'''

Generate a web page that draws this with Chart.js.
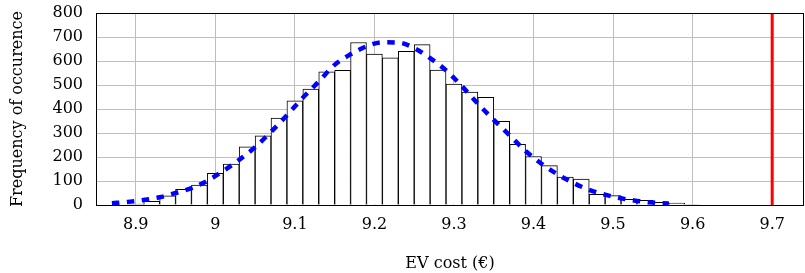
<!DOCTYPE html>
<html>
<head>
<meta charset="utf-8">
<script src="https://cdn.jsdelivr.net/npm/chart.js@4/dist/chart.umd.min.js"></script>
<style>
  body { margin: 0; background: #fff; }
  canvas { display: block; }
</style>
</head>
<body>
<canvas id="histChart" width="805" height="273"></canvas>
<script>
// histogram bins (bin centres, width 0.02)
const binCenters = [8.90, 8.92, 8.94, 8.96, 8.98, 9.00, 9.02, 9.04, 9.06, 9.08,
    9.10, 9.12, 9.14, 9.16, 9.18, 9.20, 9.22, 9.24, 9.26, 9.28,
    9.30, 9.32, 9.34, 9.36, 9.38, 9.40, 9.42, 9.44, 9.46, 9.48,
    9.50, 9.52, 9.54, 9.56, 9.58, 9.60];
const binCounts = [4, 15, 38, 65, 83, 132, 171, 242, 288, 362,
    434, 483, 555, 561, 677, 629, 613, 640, 668, 562,
    504, 470, 449, 349, 253, 202, 164, 116, 108, 44,
    39, 24, 19, 11, 8, 2];

// fitted density curve
const fitX = [8.87, 8.89, 8.91, 8.93, 8.95, 8.97, 8.99, 9.01, 9.03, 9.05,
    9.07, 9.09, 9.11, 9.13, 9.15, 9.17, 9.19, 9.21, 9.23, 9.25,
    9.27, 9.29, 9.31, 9.33, 9.35, 9.37, 9.39, 9.41, 9.43, 9.45,
    9.47, 9.49, 9.51, 9.53, 9.55, 9.57];
const fitY = [7, 13, 21, 32, 50, 70, 101, 142, 188, 241,
    305, 374, 447, 514, 584, 628, 661, 678, 677, 654,
    612, 561, 495, 422, 355, 290, 225, 172, 128, 92,
    63, 43, 28, 17, 10, 6];

// reference cost marker
const markerX = [9.7, 9.7];
const markerY = [0, 800];

const xTickValues = [8.9, 9.0, 9.1, 9.2, 9.3, 9.4, 9.5, 9.6, 9.7];
const yTickValues = [0, 100, 200, 300, 400, 500, 600, 700, 800];

Chart.defaults.font.family = "'DejaVu Serif', serif";
Chart.defaults.font.size = 16;
Chart.defaults.color = '#000';

const framePlugin = {
    id: 'frame',
    afterDraw(chart) {
        const { ctx, chartArea: a } = chart;
        ctx.save();
        ctx.strokeStyle = '#000';
        ctx.lineWidth = 1;
        ctx.strokeRect(Math.round(a.left) + 0.5, Math.round(a.top) + 0.5,
            Math.round(a.right - a.left) - 1, Math.round(a.bottom - a.top));
        ctx.restore();
    }
};

const gridColor = 'rgb(190, 190, 190)';

new Chart(document.getElementById('histChart'), {
    type: 'bar',
    data: {
        datasets: [
            {
                type: 'line',
                data: markerX.map((x, i) => ({ x: x, y: markerY[i] })),
                borderColor: '#ff0000',
                borderWidth: 3,
                pointRadius: 0,
                order: 1
            },
            {
                type: 'line',
                data: fitX.map((x, i) => ({ x: x, y: fitY[i] })),
                borderColor: '#0000ff',
                borderWidth: 4.5,
                borderDash: [7.5, 7.5],
                borderCapStyle: 'butt',
                cubicInterpolationMode: 'monotone',
                pointRadius: 0,
                fill: false,
                order: 2
            },
            {
                type: 'bar',
                data: binCenters.map((x, i) => ({ x: x, y: binCounts[i] })),
                backgroundColor: '#ffffff',
                borderColor: '#000000',
                borderWidth: 1,
                borderSkipped: 'bottom',
                barPercentage: 1,
                categoryPercentage: 1,
                order: 3
            }
        ]
    },
    options: {
        responsive: false,
        animation: false,
        layout: { padding: { top: 13, right: 1, left: 0, bottom: 0 } },
        plugins: {
            legend: { display: false },
            tooltip: { enabled: false }
        },
        scales: {
            x: {
                type: 'linear',
                offset: false,
                min: 8.85,
                max: 9.74,
                afterFit(scale) { scale.height = 68; },
                afterBuildTicks(scale) { scale.ticks = xTickValues.map(v => ({ value: v })); },
                grid: { offset: false, color: gridColor, drawTicks: false },
                border: { display: false },
                ticks: {
                    padding: 10,
                    maxRotation: 0,
                    autoSkip: false,
                    callback: v => String(Math.round(v * 10) / 10)
                },
                title: {
                    display: true,
                    text: 'EV cost (€)',
                    font: { size: 16, lineHeight: 1.2 },
                    padding: { top: 0, bottom: 0 }
                }
            },
            y: {
                min: 0,
                max: 800,
                afterFit(scale) {
                    scale.width = 96;
                    scale.paddingTop = 0;
                    scale.paddingBottom = 0;
                },
                afterBuildTicks(scale) { scale.ticks = yTickValues.map(v => ({ value: v })); },
                grid: { color: gridColor, drawTicks: false },
                border: { display: false },
                ticks: { padding: 13 },
                title: {
                    display: true,
                    text: 'Frequency of occurence',
                    font: { size: 16, lineHeight: 1.2 },
                    padding: { top: 8, bottom: 0 }
                }
            }
        }
    },
    plugins: [framePlugin]
});
</script>
</body>
</html>
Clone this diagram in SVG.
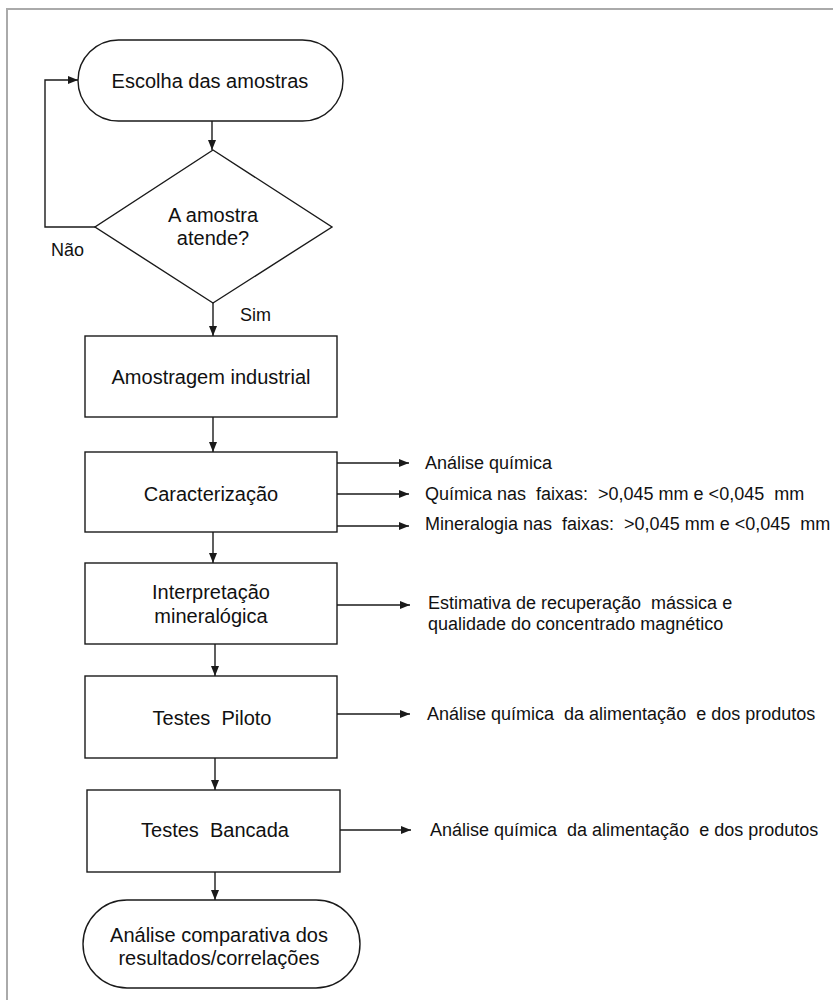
<svg xmlns="http://www.w3.org/2000/svg" width="833" height="1000" viewBox="0 0 833 1000">
<style>
.shape{fill:#fff;stroke:#1a1a1a;stroke-width:1.4}
.conn{fill:none;stroke:#1a1a1a;stroke-width:1.4}
.main{font-family:"Liberation Sans",Arial,sans-serif;font-size:20px;fill:#111;text-anchor:middle}
.side{font-family:"Liberation Sans",Arial,sans-serif;font-size:18px;fill:#111}
</style>
<defs>
<marker id="ah" viewBox="0 0 10 8" refX="10" refY="4" markerWidth="10" markerHeight="8" markerUnits="userSpaceOnUse" orient="auto">
<path d="M0,0 L10,4 L0,8 Z" fill="#1a1a1a"/>
</marker>
</defs>
<rect x="0" y="0" width="833" height="1000" fill="#fff"/>
<path d="M7,1000 V9 H833" fill="none" stroke="#aaa" stroke-width="2"/>

<g id="n-escolha">
<rect class="shape" x="78" y="40" width="265" height="81" rx="40.5" ry="40.5"/>
<text class="main" x="210" y="88">Escolha das amostras</text>
</g>
<g id="n-decisao">
<polygon class="shape" points="213,150 332,227 213,303 95,227"/>
<text class="main" x="213" y="222">A amostra</text>
<text class="main" x="213" y="245">atende?</text>
</g>
<g id="n-amostragem">
<rect class="shape" x="85" y="336" width="252" height="81"/>
<text class="main" x="211" y="384">Amostragem industrial</text>
</g>
<g id="n-caracterizacao">
<rect class="shape" x="85" y="452" width="252" height="80"/>
<text class="main" x="211" y="501">Caracterização</text>
</g>
<g id="n-interpretacao">
<rect class="shape" x="85" y="563" width="252" height="81"/>
<text class="main" x="211" y="599">Interpretação</text>
<text class="main" x="211" y="623">mineralógica</text>
</g>
<g id="n-piloto">
<rect class="shape" x="85" y="676" width="252" height="82"/>
<text class="main" x="212" y="725" xml:space="preserve">Testes  Piloto</text>
</g>
<g id="n-bancada">
<rect class="shape" x="87" y="790" width="253" height="82"/>
<text class="main" x="215" y="837" xml:space="preserve">Testes  Bancada</text>
</g>
<g id="n-analise">
<rect class="shape" x="83" y="900" width="277" height="88" rx="44" ry="44"/>
<text class="main" x="219" y="942">Análise comparativa dos</text>
<text class="main" x="219" y="965">resultados/correlações</text>
</g>

<g id="labels">
<text class="side" x="51" y="256">Não</text>
<text class="side" x="240" y="321">Sim</text>
<text class="side" x="425" y="469">Análise química</text>
<text class="side" x="425" y="500" xml:space="preserve">Química nas  faixas:  &gt;0,045 mm e &lt;0,045  mm</text>
<text class="side" x="425" y="530" xml:space="preserve">Mineralogia nas  faixas:  &gt;0,045 mm e &lt;0,045  mm</text>
<text class="side" x="428" y="609" xml:space="preserve">Estimativa de recuperação  mássica e</text>
<text class="side" x="428" y="630">qualidade do concentrado magnético</text>
<text class="side" x="427" y="720" xml:space="preserve">Análise química  da alimentação  e dos produtos</text>
<text class="side" x="430" y="836" xml:space="preserve">Análise química  da alimentação  e dos produtos</text>
</g>

<g id="connectors">
<path class="conn" d="M212,121 V150" marker-end="url(#ah)"/>
<path class="conn" d="M95,227 H45 V80 H78" marker-end="url(#ah)"/>
<path class="conn" d="M213,303 V336" marker-end="url(#ah)"/>
<path class="conn" d="M213,417 V452" marker-end="url(#ah)"/>
<path class="conn" d="M213,532 V563" marker-end="url(#ah)"/>
<path class="conn" d="M215,644 V676" marker-end="url(#ah)"/>
<path class="conn" d="M215,758 V790" marker-end="url(#ah)"/>
<path class="conn" d="M215,872 V900" marker-end="url(#ah)"/>
<path class="conn" d="M337,463 H409" marker-end="url(#ah)"/>
<path class="conn" d="M337,494 H409" marker-end="url(#ah)"/>
<path class="conn" d="M337,526 H409" marker-end="url(#ah)"/>
<path class="conn" d="M337,605 H410" marker-end="url(#ah)"/>
<path class="conn" d="M337,714 H410" marker-end="url(#ah)"/>
<path class="conn" d="M340,830 H411" marker-end="url(#ah)"/>
</g>
</svg>
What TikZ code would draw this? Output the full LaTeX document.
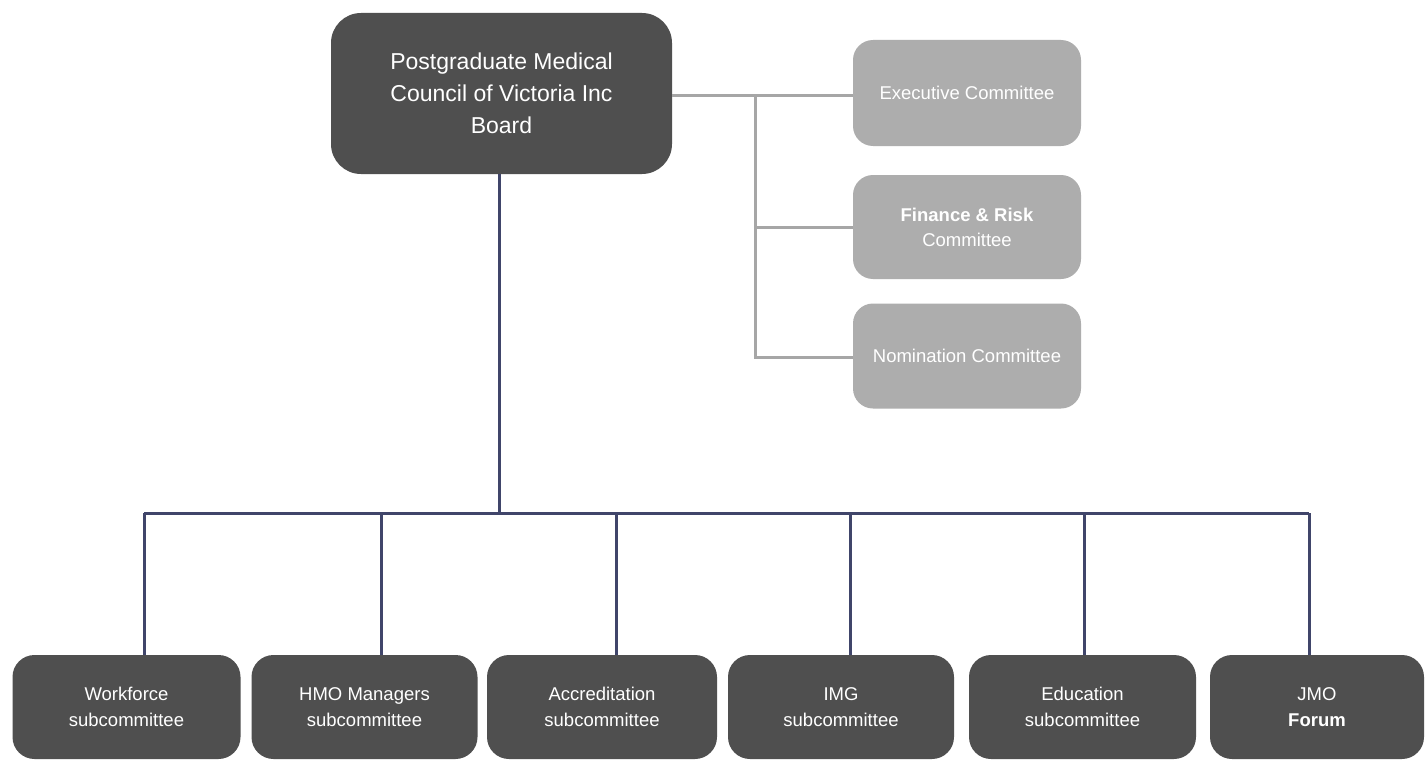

'''

Go through the entries and return each line where the word "document" appears.

new Chart(document.getElementById('histChart'), {
What TikZ code would draw this? Output the full LaTeX document.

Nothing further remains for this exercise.